Haha yeah they absolutely are! But that’s also why I’m curious about it. I didn’t really ‘get’ it at the time, but I feel like I need to go back and reassess, in part due to the influence that music has had on a lot of other music.

@SHIRK Your reply gives me an idea of what other people saw in that music - seems like there’s a lot of parallels with various punk and DIY scenes, although at a kind of scale that most of those scenes never see?

Re: how soundcloud is changing - I feel like there were already people using soundcloud as a kind of “growth” platform in 2013, or a springboard at least, but the scale wasn’t quite as big. IIRC some artists were quite focused on using soundcloud popularity to entice people to shows*, where they could actually turn a profit (I feel like this era was really defined by a somewhat nihilistic attitude towards digital music). Maybe the changes are that these were much smaller artists than they are now, with much smaller followings, and maybe the money is coming from places other than live shows now?
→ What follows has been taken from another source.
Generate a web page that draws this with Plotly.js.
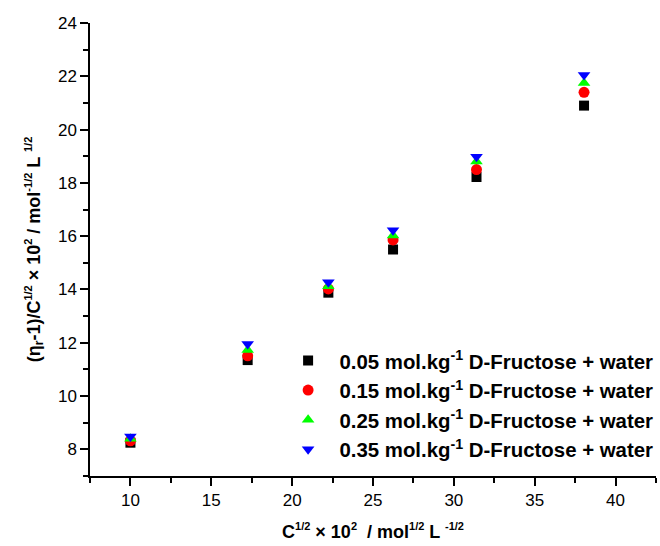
<!DOCTYPE html>
<html>
<head>
<meta charset="utf-8">
<script src="https://cdn.plot.ly/plotly-3.0.1.min.js"></script>
<style>body{margin:0;padding:0;background:#fff}#chart{width:660px;height:546px}</style>
</head>
<body>
<div id="chart"></div>
<script>
// x values: C^1/2 x 10^2
const xValues = [10.0, 17.25, 22.24, 26.24, 31.4, 38.05];
// series values
const y005 = [8.25, 11.35, 13.88, 15.5, 18.22, 20.9];
const y015 = [8.32, 11.51, 14.02, 15.86, 18.5, 21.4];
const y025 = [8.4, 11.73, 14.12, 16.03, 18.8, 21.75];
const y035 = [8.48, 11.95, 14.27, 16.22, 18.98, 22.05];
const seriesNames = [
  "&nbsp;&nbsp;0.05 mol.kg<sup>-1</sup> D-Fructose + water",
  "&nbsp;&nbsp;0.15 mol.kg<sup>-1</sup> D-Fructose + water",
  "&nbsp;&nbsp;0.25 mol.kg<sup>-1</sup> D-Fructose + water",
  "&nbsp;&nbsp;0.35 mol.kg<sup>-1</sup> D-Fructose + water"
];
const seriesY = [y005, y015, y025, y035];
const colors = ["#000000", "#ff0000", "#00ff00", "#0000ff"];
const symbols = ["square", "circle", "triangle-up", "triangle-down"];
const sizes = [10, 11, 11, 11];
const xTickVals = [10, 15, 20, 25, 30, 35, 40];
const yTickVals = [8, 10, 12, 14, 16, 18, 20, 22, 24];

const sp = (t) => '<sup><span style="font-size:11px">' + t + '</span></sup>';
const sb = (t) => '<sub><span style="font-size:12px">' + t + '</span></sub>';
const xTitle = "<b>C" + sp("1/2") + " × 10" + sp("2") + "  / mol" + sp("1/2") + " L " + sp("-1/2") + "</b>";
const yTitle = "<b>(η" + sb("r") + "-1)/C" + sp("1/2") + " × 10" + sp("2") + " / mol" + sp("-1/2") + " L " + sp("1/2") + "</b>";

const traces = seriesY.map((ys, i) => ({
  x: xValues, y: ys, type: "scatter", mode: "markers", name: seriesNames[i],
  marker: {symbol: symbols[i], color: colors[i], size: sizes[i], line: {width: 0}}
}));

const font = "Liberation Sans, Arial, sans-serif";
const layout = {
  width: 660, height: 546,
  margin: {l: 90, r: 2, t: 23, b: 70},
  paper_bgcolor: "#fff", plot_bgcolor: "#fff",
  font: {family: font, size: 17, color: "#000"},
  showlegend: true,
  legend: {
    x: 0.35, xanchor: "left", y: 0.156, yanchor: "middle",
    font: {family: font, size: 20.4, color: "#000", weight: "bold"},
    bgcolor: "rgba(0,0,0,0)", itemsizing: "trace", borderwidth: 0
  },
  xaxis: {
    range: [7.5, 42.5], showgrid: false, zeroline: false,
    showline: true, linecolor: "#000", linewidth: 1.5, mirror: false,
    ticks: "outside", ticklen: 8, tickwidth: 1.5, tickcolor: "#000",
    tickvals: xTickVals,
    minor: {dtick: 2.5, tick0: 0, ticks: "outside", ticklen: 5, tickwidth: 1.5, tickcolor: "#000", showgrid: false},
    tickfont: {family: font, size: 17},
    title: {text: xTitle, font: {family: font, size: 18}, standoff: 16}
  },
  yaxis: {
    range: [7, 24], showgrid: false, zeroline: false,
    showline: true, linecolor: "#000", linewidth: 1.5, mirror: false,
    ticks: "outside", ticklen: 8, tickwidth: 1.5, tickcolor: "#000",
    tickvals: yTickVals,
    minor: {dtick: 1, tick0: 0, ticks: "outside", ticklen: 5, tickwidth: 1.5, tickcolor: "#000", showgrid: false},
    tickfont: {family: font, size: 17},
    title: {text: yTitle, font: {family: font, size: 18}, standoff: 13}
  }
};
Plotly.newPlot("chart", traces, layout, {displayModeBar: false, responsive: false});
</script>
</body>
</html>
*There’s actually a whole other world discussion in this, too. Although I don’t wanna derail my own thread! Do online popularity and IRL popularity seem more separate than before, or more linked? If you’re big online these days, do people make it to the show? Why/why not? And, a more fundamental question, if the internet gradually decentralizes (as many seem to be pushing for), what does big online even mean anymore? What does it look like?


#7

I feel like this tune ties everything together nicely:

I think there’s a few reasons 80s hip-hop sounds like that. One is the technological limitations of the time. There were some great drum machines in the 80s, but also a lot of not so great ones. Digital sampling and was in its infancy, and DACs were usually 8-bit and very crunchy! Add to that the fact that a lot of the people making hip-hop then didn’t really have the same access to gear that, say, the Pet Shop Boys did and you can see that people were working within certain limitations.
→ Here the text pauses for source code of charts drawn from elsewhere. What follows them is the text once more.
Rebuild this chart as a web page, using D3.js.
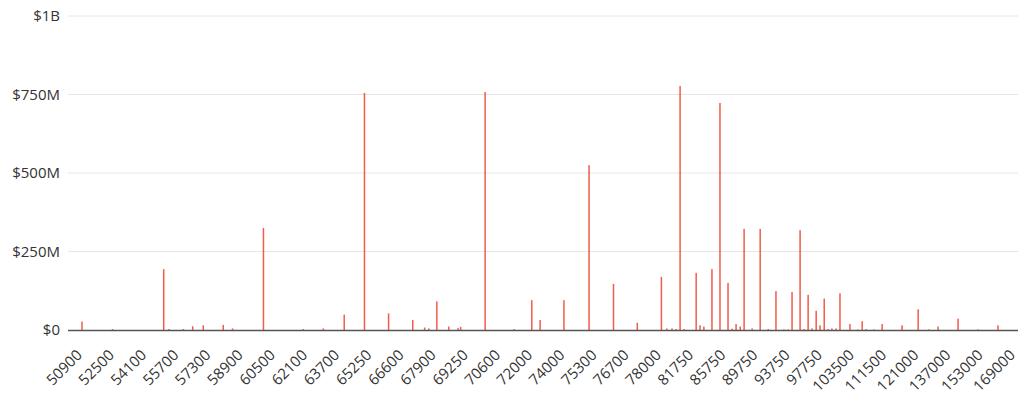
<!DOCTYPE html>
<html><head><meta charset="utf-8">
<script src="https://cdn.jsdelivr.net/npm/d3@7"></script>
<style>body{margin:0;background:#fff}text{font-family:"Open Sans",sans-serif}</style>
</head><body><svg id="c" width="1024" height="411"></svg>
<script>
const tickLabels=["50900","52500","54100","55700","57300","58900","60500","62100","63700","65250","66600","67900","69250","70600","72000","74000","75300","76700","78000","81750","85750","89750","93750","97750","103500","111500","121000","137000","153000","169000"];
// bar position in tick-label units (0 = first label), value in dollars (millions)
const barPos=[0,0.95,2.54,2.70,3.15,3.44,3.77,4.39,4.68,5.64,6.88,7.50,8.15,8.78,9.53,10.28,10.65,10.78,11.03,11.40,11.69,11.77,12.53,13.43,13.98,14.24,14.98,15.76,16.52,17.26,18.01,18.18,18.34,18.47,18.59,18.72,19.09,19.21,19.33,19.58,19.83,20.08,20.21,20.33,20.46,20.58,20.83,21.08,21.33,21.57,21.82,21.95,22.07,22.32,22.44,22.57,22.69,22.82,22.94,23.07,23.19,23.31,23.44,23.56,23.87,24.12,24.25,24.37,24.62,24.87,25.49,25.99,26.32,26.61,27.23,27.85,28.47];
const barVal=[27,3,194,3,3,12,15,16,5,325,3,5,49,755,53,32,8,5,91,11,6,10,758,3,95,32,95,525,147,23,169,5,5,3,777,3,182,15,11,194,723,150,4,19,11,322,5,322,3,124,2,2,121,318,3,112,5,61,15,100,3,5,5,117,19,2,28,3,2,19,15,66,2,11,36,2,15];
const yTicks=[0,250,500,750,1000];
const yLab={0:"$0",250:"$250M",500:"$500M",750:"$750M",1000:"$1B"};
const svg=d3.select("#c");
const L=68,R=1018;
const y=d3.scaleLinear().domain([0,1000]).range([330,16]);
const xp=d3.scalePoint().domain(tickLabels).range([82,1015]);
const xu=d3.scaleLinear().domain([0,tickLabels.length-1]).range([82,1015]);
svg.append("g").selectAll("line").data(yTicks.filter(d=>d>0)).join("line")
 .attr("x1",L).attr("x2",R).attr("y1",d=>y(d)).attr("y2",d=>y(d)).attr("stroke","#e6e6e6");
svg.append("g").selectAll("text").data(yTicks).join("text")
 .attr("x",60).attr("y",d=>y(d)+5).attr("text-anchor","end").attr("font-size",15).attr("fill","#333").text(d=>yLab[d]);
svg.append("g").selectAll("rect").data(barPos.map((p,i)=>[p,barVal[i]])).join("rect")
 .attr("x",d=>xu(d[0])-0.75).attr("width",1.5).attr("y",d=>y(d[1])).attr("height",d=>330-y(d[1]))
 .attr("fill","#f0402e").attr("opacity",0.85);
svg.append("line").attr("x1",L).attr("x2",R).attr("y1",330.5).attr("y2",330.5).attr("stroke","#555").attr("stroke-width",1.5);
svg.append("g").selectAll("text").data(tickLabels).join("text")
 .attr("transform",d=>`translate(${xp(d)+1},${356}) rotate(-45)`).attr("text-anchor","end")
 .attr("font-size",15).attr("fill","#333").text(d=>d);
</script></body></html>
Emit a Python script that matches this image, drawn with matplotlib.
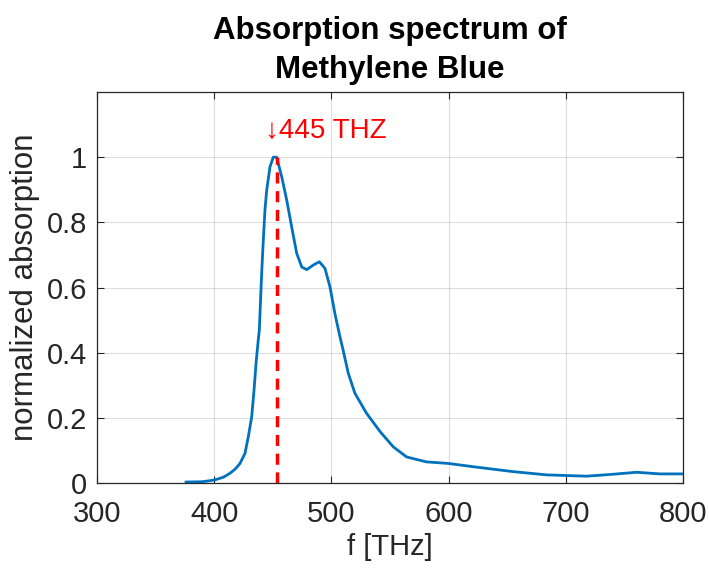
import matplotlib
matplotlib.use("Agg")
import matplotlib.pyplot as plt
import numpy as np

plt.rcParams['font.family'] = ['Liberation Sans', 'DejaVu Sans']

freq = [376, 390, 400, 408, 413.5, 418, 422, 426.3, 429.1, 432, 434, 435.7, 437.6,
        438.5, 440.5, 441.9, 443.3, 444.8, 447.6, 450.4, 453.3, 457.6, 461.9,
        466.1, 470.4, 474.7, 479, 484.6, 489.7, 494.5, 498.8, 503, 507.3, 510,
        514.4, 520, 530, 541.5, 552.8, 564.2, 581, 600, 621, 655, 683.7, 717.8,
        740.5, 760.5, 780.4, 800]
absorb = [0.003, 0.004, 0.009, 0.018, 0.03, 0.043, 0.06, 0.091, 0.142, 0.203, 0.285,
          0.367, 0.439, 0.469, 0.643, 0.745, 0.837, 0.899, 0.970, 1.0, 1.0, 0.94,
          0.868, 0.786, 0.705, 0.663, 0.655, 0.669, 0.679, 0.659, 0.602, 0.52,
          0.449, 0.408, 0.337, 0.276, 0.214, 0.158, 0.111, 0.08, 0.065, 0.06, 0.05,
          0.035, 0.025, 0.021, 0.027, 0.033, 0.028, 0.028]

peak_line_x = 454
peak_label = "↓445 THZ"
xticks = [300, 400, 500, 600, 700, 800]
yticks = [0, 0.2, 0.4, 0.6, 0.8, 1]
ytick_labels = ["0", "0.2", "0.4", "0.6", "0.8", "1"]

fig = plt.figure(figsize=(7.09, 5.69), dpi=100)
ax = fig.add_axes([0.1368, 0.1511, 0.9633 - 0.1368, 0.8383 - 0.1511])

ax.plot(freq, absorb, color='#0072BD', lw=2.0, zorder=3)
ax.plot([peak_line_x, peak_line_x], [0, 1.0], color='red', lw=2.5,
        linestyle=(0, (3.2, 2.2)), zorder=4)
ax.text(peak_line_x - 11, 1.08, peak_label, color='red', fontsize=20,
        ha='left', va='center', family=['Liberation Sans', 'DejaVu Sans'])

ax.set_xlim(300, 800)
ax.set_ylim(0, 1.2)
ax.set_xticks(xticks)
ax.set_yticks(yticks)
ax.set_yticklabels(ytick_labels)
ax.grid(True, color='#262626', alpha=0.15, lw=0.8)
ax.set_axisbelow(True)
ax.tick_params(direction='in', length=5, width=0.8, colors='#262626',
               labelsize=21, top=True, right=True)
ax.tick_params(axis='x', pad=12)
ax.tick_params(axis='y', pad=7)
for s in ax.spines.values():
    s.set_color('#262626')
    s.set_linewidth(0.9)

ax.set_xlabel('f [THz]', fontsize=21, color='#262626', labelpad=4)
ax.set_ylabel('normalized absorption', fontsize=22.5, color='#262626', labelpad=5)
ax.set_title('Absorption spectrum of\nMethylene Blue', fontsize=22.5,
             fontweight='bold', color='black', pad=10, linespacing=1.4)

fig.savefig('out.png', dpi=100)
As for the kick of it, and why it works as an aesthetic, Questlove has a nice little bit in his RBMA lecture that I’ll paste here with a link to the full transcript below:

“So then from ‘82 to ‘87, the golden age of hip-hop, ‘82 to ‘87, that, to me, was like the Cokie 900 stage, the 40-ounce stage of hip-hop, which was quasi-advanced. I mean, you had cats like Teddy Riley coming in to do “The Show” by Doug E. Fresh and Slick Rick. And you had Larry Smith’s work with Run-DMC. [sparse beat] Like, the idea of big drums, very sparse. The classic period of hip-hop, which I consider ‘87 to ‘92, which is the crack era, ‘cause Chuck [D] and Hank Shocklee actually wanted their music to reflect the drug of the time. When he said that, I was like, “Oh, OK.” So every period of hip-hop is the drug of that moment.”

Basically, the vibe of it is to pack as much energy into a tune as could be managed - which is why the drums are loud and why there’s stuff in there that feels kinda uncomfortable to listen to. It’s conveying the discomfort and energy and anger of the time/place through the production, as well as the vocals.

I think there might also be a part in Jace Clayton’s book Uproot where he talks about a similar thing re: Public Enemy, but I don’t have a copy on hand at the moment to check. Hope that gives a little bit of insight though!


#8

i definitely agree there. it seems that being ‘big online’ doesn’t do much these days


#9

+1 on this. If you’re acting high and mighty IRL boasting about being an “influencer” / youtuber / internet personality 99 times out of 100 people will tell you to fuck off.